Just look at some of the logo-splattered (and in my opinion, horrifically unrefined) pieces the brand has put out in the last few years that many people spent thousands of dollars on:
And while I can not argue that LV products are good quality, I can argue that their ubiquitousness and universality have diminished the luxury of the brand in my eyes. This is probably a great time to insert the #FirstWorldProblems hashtag, no?
Going back to the interview mentioned above, Mr. Thomas also brought up how Hermes is a brand that has always invested in quality. He noted that the founder of Hermès really started out in the 1830’s making top-quality horse saddles and harnesses, which were used by aristocrats and nobles in that time period. That’s how the brand name became known by American billionaires and Russian czars – and how they were afforded the ability to expand into other top-quality areas such as the bags for which women everywhere covet.
But if you look at Hermès products, very few of them feature obnoxious logos. I have owned a couple of pieces (alas, no bags) which have all been of top notch quality. The Hermès brand has been copied, sure, but the true luxury in owning an Hermès bag is in the quality of the leather and craftsmanship which goes into making them, and not that they were falsely slapped together with a serger and glue gun in China.
As a comparison to the LV pieces above, here are some of the more famous (and classically styled, sans-logo) Hermès pieces:
If you’re interested in reading a great book about the implications and costs of the counterfeit items for these luxury brands, I highly recommend Dana Thomas’s book Deluxe: How Luxury Lost Its Luster. It’s a great look into how luxury brands are no longer luxury. The summary of the book explains it perfectly:
Once luxury was available only to the rarefied and aristocratic world of old money and royalty. It offered a history of tradition, superior quality, and a pampered buying experience. Today, however, luxury is simply a product packaged and sold by multibillion-dollar global corporations focused on growth, visibility, brand awareness, advertising, and, above all, profits. Award-winning journalist Dana Thomas digs deep into the dark side of the luxury industry to uncover all the secrets that Prada, Gucci, and Burberry don?t want us to know. Deluxe is an uncompromising look behind the glossy façade that will enthrall anyone interested in fashion, finance, or culture.
I also can recommend one of my favorite books of all-time, a book called Bringing Home the Birkin by Michael Tonello, a true story about a man who travelled all over Europe buying and then re-selling Hermès products. It’s hilarious, fascinating and best of all now that it’s in paperback, only $8.99. It’s synopsis doesn’t give it enough credit…

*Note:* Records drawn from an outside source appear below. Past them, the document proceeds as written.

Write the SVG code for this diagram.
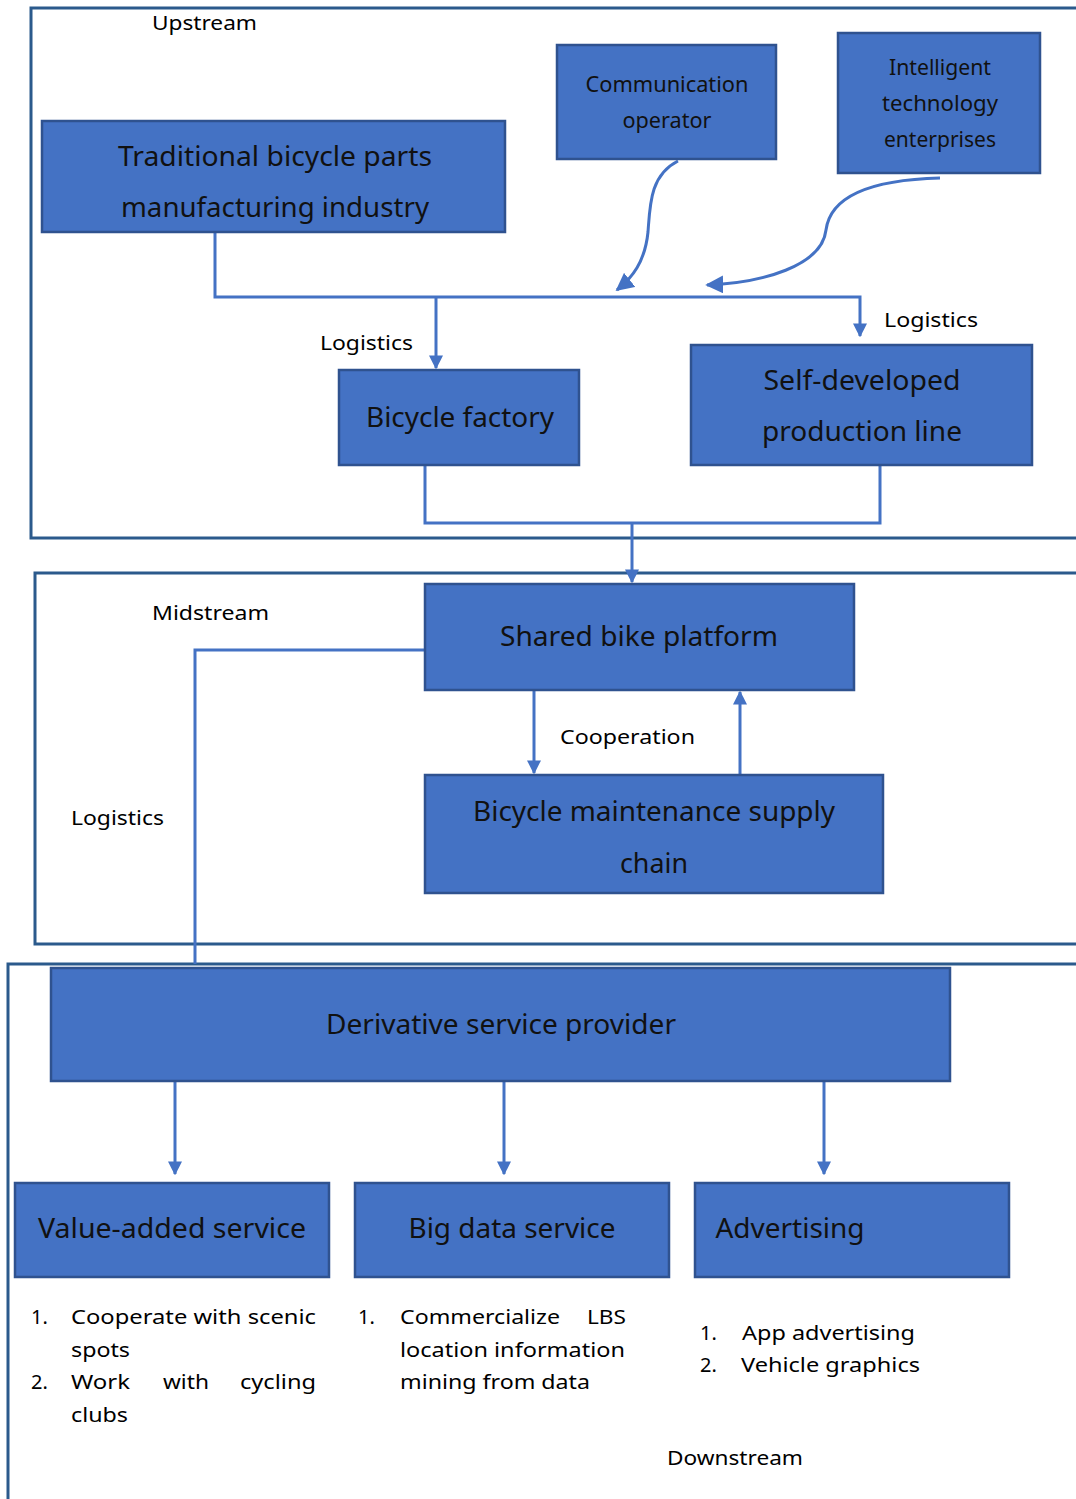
<svg xmlns="http://www.w3.org/2000/svg" width="1076" height="1499" viewBox="0 0 1076 1499">
<style>
.cont{fill:none;stroke:#2B5A8C;stroke-width:3}
.node{fill:#4472C4;stroke:#2F528F;stroke-width:2.5}
.nt{font-family:"Noto Sans","Open Sans",sans-serif;fill:#111;text-anchor:middle}
.big{font-size:27px}
.mid{font-size:21px}
.lbl{font-family:"Noto Sans","Open Sans",sans-serif;font-size:20px;fill:#000}
.con{fill:none;stroke:#4472C4;stroke-width:3}
</style>
<defs>
<marker id="ah" viewBox="0 0 10 10" refX="9" refY="5" markerWidth="14" markerHeight="14" markerUnits="userSpaceOnUse" orient="auto">
<path d="M0,0 L10,5 L0,10 z" fill="#4472C4"/>
</marker>
<marker id="ah2" viewBox="0 0 10 10" refX="9" refY="5" markerWidth="18" markerHeight="18" markerUnits="userSpaceOnUse" orient="auto">
<path d="M0,0 L10,5 L0,10 z" fill="#4472C4"/>
</marker>
</defs>
<rect width="1076" height="1499" fill="#fff"/>
<g id="containers">
<rect class="cont" x="31" y="8" width="1070" height="530"/>
<rect class="cont" x="35" y="573" width="1066" height="371"/>
<rect class="cont" x="8" y="964" width="1093" height="560"/>
</g>
<g id="connectors">
<path class="con" d="M215,232 V297 H860 V336" marker-end="url(#ah)"/>
<path class="con" d="M436,297 V368" marker-end="url(#ah)"/>
<path class="con" d="M678,161 C650,175 650,205 648,232 C645,262 632,278 617,290" marker-end="url(#ah2)"/>
<path class="con" d="M940,178 C862,180 830,200 826,230 C822,266 762,283 707,285" marker-end="url(#ah2)"/>
<path class="con" d="M425,465 V523 H880 V465"/>
<path class="con" d="M632,523 V582" marker-end="url(#ah)"/>
<path class="con" d="M425,650 H195 V964"/>
<path class="con" d="M534,690 V773" marker-end="url(#ah)"/>
<path class="con" d="M740,775 V692" marker-end="url(#ah)"/>
<path class="con" d="M175,1081 V1174" marker-end="url(#ah)"/>
<path class="con" d="M504,1081 V1174" marker-end="url(#ah)"/>
<path class="con" d="M824,1081 V1174" marker-end="url(#ah)"/>
</g>
<g id="n-traditional">
<rect class="node" x="42" y="121" width="463" height="111"/>
<text class="nt big" x="275" y="166" textLength="314" lengthAdjust="spacingAndGlyphs">Traditional bicycle parts</text>
<text class="nt big" x="275" y="217" textLength="308" lengthAdjust="spacingAndGlyphs">manufacturing industry</text>
</g>
<g id="n-communication">
<rect class="node" x="557" y="45" width="219" height="114"/>
<text class="nt mid" x="667" y="92" textLength="163" lengthAdjust="spacingAndGlyphs">Communication</text>
<text class="nt mid" x="667" y="128" textLength="89" lengthAdjust="spacingAndGlyphs">operator</text>
</g>
<g id="n-intelligent">
<rect class="node" x="838" y="33" width="202" height="140"/>
<text class="nt mid" x="940" y="75" textLength="102" lengthAdjust="spacingAndGlyphs">Intelligent</text>
<text class="nt mid" x="940" y="111" textLength="116" lengthAdjust="spacingAndGlyphs">technology</text>
<text class="nt mid" x="940" y="147" textLength="112" lengthAdjust="spacingAndGlyphs">enterprises</text>
</g>
<g id="n-factory">
<rect class="node" x="339" y="370" width="240" height="95"/>
<text class="nt big" x="460" y="427" textLength="188" lengthAdjust="spacingAndGlyphs">Bicycle factory</text>
</g>
<g id="n-selfdev">
<rect class="node" x="691" y="345" width="341" height="120"/>
<text class="nt big" x="862" y="390" textLength="197" lengthAdjust="spacingAndGlyphs">Self-developed</text>
<text class="nt big" x="862" y="441" textLength="200" lengthAdjust="spacingAndGlyphs">production line</text>
</g>
<g id="n-shared">
<rect class="node" x="425" y="584" width="429" height="106"/>
<text class="nt big" x="639" y="646" textLength="278" lengthAdjust="spacingAndGlyphs">Shared bike platform</text>
</g>
<g id="n-maint">
<rect class="node" x="425" y="775" width="458" height="118"/>
<text class="nt big" x="654" y="821" textLength="362" lengthAdjust="spacingAndGlyphs">Bicycle maintenance supply</text>
<text class="nt big" x="654" y="873" textLength="68" lengthAdjust="spacingAndGlyphs">chain</text>
</g>
<g id="n-derivative">
<rect class="node" x="51" y="968" width="899" height="113"/>
<text class="nt big" x="501" y="1034" textLength="350" lengthAdjust="spacingAndGlyphs">Derivative service provider</text>
</g>
<g id="n-value">
<rect class="node" x="15" y="1183" width="314" height="94"/>
<text class="nt big" x="172" y="1238" textLength="268" lengthAdjust="spacingAndGlyphs">Value-added service</text>
</g>
<g id="n-bigdata">
<rect class="node" x="355" y="1183" width="314" height="94"/>
<text class="nt big" x="512" y="1238" textLength="207" lengthAdjust="spacingAndGlyphs">Big data service</text>
</g>
<g id="n-advert">
<rect class="node" x="695" y="1183" width="314" height="94"/>
<text class="nt big" x="790" y="1238" textLength="149" lengthAdjust="spacingAndGlyphs">Advertising</text>
</g>
<g id="labels">
<text class="lbl" x="152" y="30" textLength="105" lengthAdjust="spacingAndGlyphs">Upstream</text>
<text class="lbl" x="320" y="350" textLength="93" lengthAdjust="spacingAndGlyphs">Logistics</text>
<text class="lbl" x="884" y="327" textLength="94" lengthAdjust="spacingAndGlyphs">Logistics</text>
<text class="lbl" x="152" y="620" textLength="117" lengthAdjust="spacingAndGlyphs">Midstream</text>
<text class="lbl" x="560" y="744" textLength="135" lengthAdjust="spacingAndGlyphs">Cooperation</text>
<text class="lbl" x="71" y="825" textLength="93" lengthAdjust="spacingAndGlyphs">Logistics</text>
<text class="lbl" x="667" y="1465" textLength="136" lengthAdjust="spacingAndGlyphs">Downstream</text>
</g>
<g id="lists">
<text class="lbl" x="31" y="1324">1.</text>
<text class="lbl" x="71" y="1324" textLength="245" lengthAdjust="spacingAndGlyphs">Cooperate with scenic</text>
<text class="lbl" x="71" y="1357" textLength="59" lengthAdjust="spacingAndGlyphs">spots</text>
<text class="lbl" x="31" y="1389">2.</text>
<text class="lbl" x="71" y="1389" textLength="59" lengthAdjust="spacingAndGlyphs">Work</text>
<text class="lbl" x="163" y="1389" textLength="46" lengthAdjust="spacingAndGlyphs">with</text>
<text class="lbl" x="240" y="1389" textLength="76" lengthAdjust="spacingAndGlyphs">cycling</text>
<text class="lbl" x="71" y="1422" textLength="57" lengthAdjust="spacingAndGlyphs">clubs</text>
<text class="lbl" x="358" y="1324">1.</text>
<text class="lbl" x="400" y="1324" textLength="160" lengthAdjust="spacingAndGlyphs">Commercialize</text>
<text class="lbl" x="587" y="1324" textLength="39" lengthAdjust="spacingAndGlyphs">LBS</text>
<text class="lbl" x="400" y="1357" textLength="225" lengthAdjust="spacingAndGlyphs">location information</text>
<text class="lbl" x="400" y="1389" textLength="190" lengthAdjust="spacingAndGlyphs">mining from data</text>
<text class="lbl" x="700" y="1340">1.</text>
<text class="lbl" x="742" y="1340" textLength="173" lengthAdjust="spacingAndGlyphs">App advertising</text>
<text class="lbl" x="700" y="1372">2.</text>
<text class="lbl" x="741" y="1372" textLength="179" lengthAdjust="spacingAndGlyphs">Vehicle graphics</text>
</g>
</svg>
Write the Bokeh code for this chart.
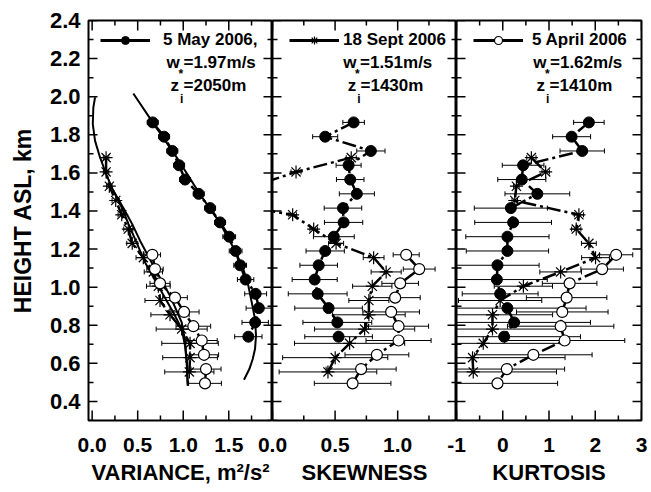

For more than twenty years, the Hermès Birkin bag has been the iconic symbol of fashion, luxury, and wealth. With a fabled waiting list of more than two years to purchase one, the average fashionista has a better chance of climbing Mount Everest in Prada pumps than of possessing this coveted carryall. Unless, of course, she happens to know Michael Tonello. . . With down-to-earth wit, Michael Tonello chronicles the unusual ventures that took him to nearly every continent—and from eBay to Paris auction houses and into the lives of celebrities and poseurs alike—on the road to becoming a successful entrepreneur and Robin Hood to thousands of desperate rich women.